Live At Fillmore East, 1969 offers listeners and alternative to and justification of Crosby, Stills, Nash & Young’s commercially released live recording, 4 Way Street (Atlantic, 1971). For all of its charms, 4 Way Street remains a technical and production mess. Could this archival recording provide a more accurate representation?
Yes, and no.
Recorded at the Fillmore East, September 20, 1969, after having appeared at Woodstock (August 18, 1969, only their second appearence together), Live At Fillmore East, 1969 captures the band early in their association and on their first national tour. The engineering and sonics on Live At Fillmore East, 1969, are vastly superior to those on 4 Way Street. The recording technology of the time captured the famous harmonies honestly. They are not perfect, but are so welcoming and mirthful that the listener can scarcely believe things could fall apart so badly interpersonally in the two years between the recordings. The quartet on Live At Fillmore East, 1969, sound as if they like each other, enjoy performing together, and long to share this with the audience.
By 1971, relationships frayed, tempers flared, current events intervened, and a low hum of angst developed, permeating every song on 4 Way Street. Neither good nor bad, the change of mood influenced the performances on 4 Way Street in an urgent and essential way that makes the music crackle like a lightening strike in a thunderstorm (which may be an apt metaphor for the 1971 tour). Any thoughts of Live At Fillmore East, 1969 replacing 4 Way Street as a definitive statement perishes in the flames of the electric performances of the latter.
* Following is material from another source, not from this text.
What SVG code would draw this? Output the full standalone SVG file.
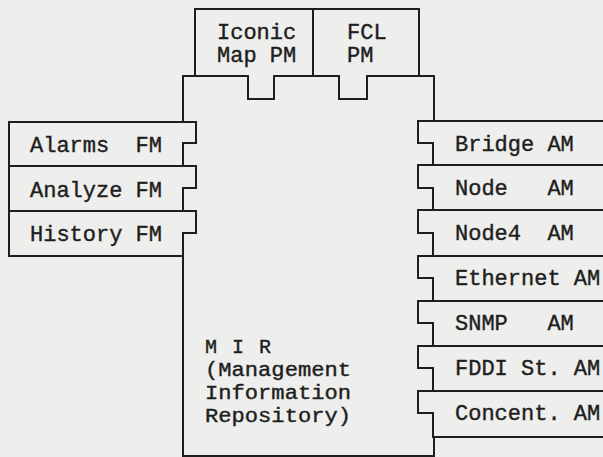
<svg xmlns="http://www.w3.org/2000/svg" width="603" height="457" viewBox="0 0 603 457">
<style>
.bg{fill:#eeeeec}
.box{fill:#eeeeec;stroke:#1e1e1e;stroke-width:2;stroke-linejoin:miter}
text{font-family:"Liberation Mono","DejaVu Sans Mono",monospace;font-size:22px;fill:#1e1e1e;stroke:#1e1e1e;stroke-width:0.4;white-space:pre}
.mir{font-size:20px}
</style>
<rect class="bg" x="0" y="0" width="603" height="457"/>
<g id="mir">
<rect class="box" x="183" y="76" width="251" height="380"/>
<text class="mir" x="205" y="353" textLength="66" lengthAdjust="spacing" xml:space="preserve">M I R</text>
<text class="mir" x="205" y="376" textLength="146" lengthAdjust="spacingAndGlyphs">(Management</text>
<text class="mir" x="205" y="399" textLength="146" lengthAdjust="spacingAndGlyphs">Information</text>
<text class="mir" x="205" y="422" textLength="146" lengthAdjust="spacingAndGlyphs">Repository)</text>
</g>
<g id="iconic-map-pm">
<path class="box" d="M195,9 H313 V76 H274 V99 H248 V76 H195 Z"/>
<text x="217" y="39">Iconic</text>
<text x="217" y="62">Map PM</text>
</g>
<g id="fcl-pm">
<path class="box" d="M313,9 H419 V76 H367 V99 H339 V76 H313 Z"/>
<text x="347" y="39">FCL</text>
<text x="347" y="62">PM</text>
</g>
<g id="alarms-fm">
<path class="box" d="M9,122 H196 V143 H183 V166 H9 Z"/>
<text x="30" y="152" xml:space="preserve">Alarms  FM</text>
</g>
<g id="analyze-fm">
<path class="box" d="M9,166 H196 V188 H183 V211 H9 Z"/>
<text x="30" y="197">Analyze FM</text>
</g>
<g id="history-fm">
<path class="box" d="M9,211 H196 V233 H183 V256 H9 Z"/>
<text x="30" y="241">History FM</text>
</g>
<g id="bridge-am">
<path class="box" d="M610,121 H418 V143 H433 V165 H610"/>
<text x="455" y="151">Bridge AM</text>
</g>
<g id="node-am">
<path class="box" d="M610,165 H418 V188 H433 V210 H610"/>
<text x="455" y="195" xml:space="preserve">Node   AM</text>
</g>
<g id="node4-am">
<path class="box" d="M610,210 H418 V233 H433 V256 H610"/>
<text x="455" y="240" xml:space="preserve">Node4  AM</text>
</g>
<g id="ethernet-am">
<path class="box" d="M610,256 H418 V278 H433 V301 H610"/>
<text x="455" y="285">Ethernet AM</text>
</g>
<g id="snmp-am">
<path class="box" d="M610,301 H418 V323 H433 V346 H610"/>
<text x="455" y="330" xml:space="preserve">SNMP   AM</text>
</g>
<g id="fddi-am">
<path class="box" d="M610,346 H418 V368 H433 V391 H610"/>
<text x="455" y="375">FDDI St. AM</text>
</g>
<g id="concent-am">
<path class="box" d="M610,391 H418 V413 H433 V437 H610"/>
<text x="455" y="420">Concent. AM</text>
</g>
<g id="connectors"></g>
</svg>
What Live At Fillmore East, 1969 had that 4 Way Street did not was the gentle camaradery of a new band getting to know one another. The harmonies on “Suite: Judy Blue Eyes” and “Helplessly Hoping” are not perfect but sublime. Graham Nash’s pipe organ on “Our House” is a touch that cannot be bettered and is comparible to Neil Young’s performance with the same instrument on “Like A Hurricane” from Unplugged (Reprise, 1993). Live At Fillmore East, 1969 retains some of the hopefulness of the 1960s before that same hope decayed against the Watergage and the beginning of the end in Vietnam.
Live At Fillmore East, 1969 is a perfect companion to 4 Way Street, in illustrating the compression of time during the late ‘60s and early ‘70s when little changes in the cultural enviorment led to big changes in the cultural atmosphere.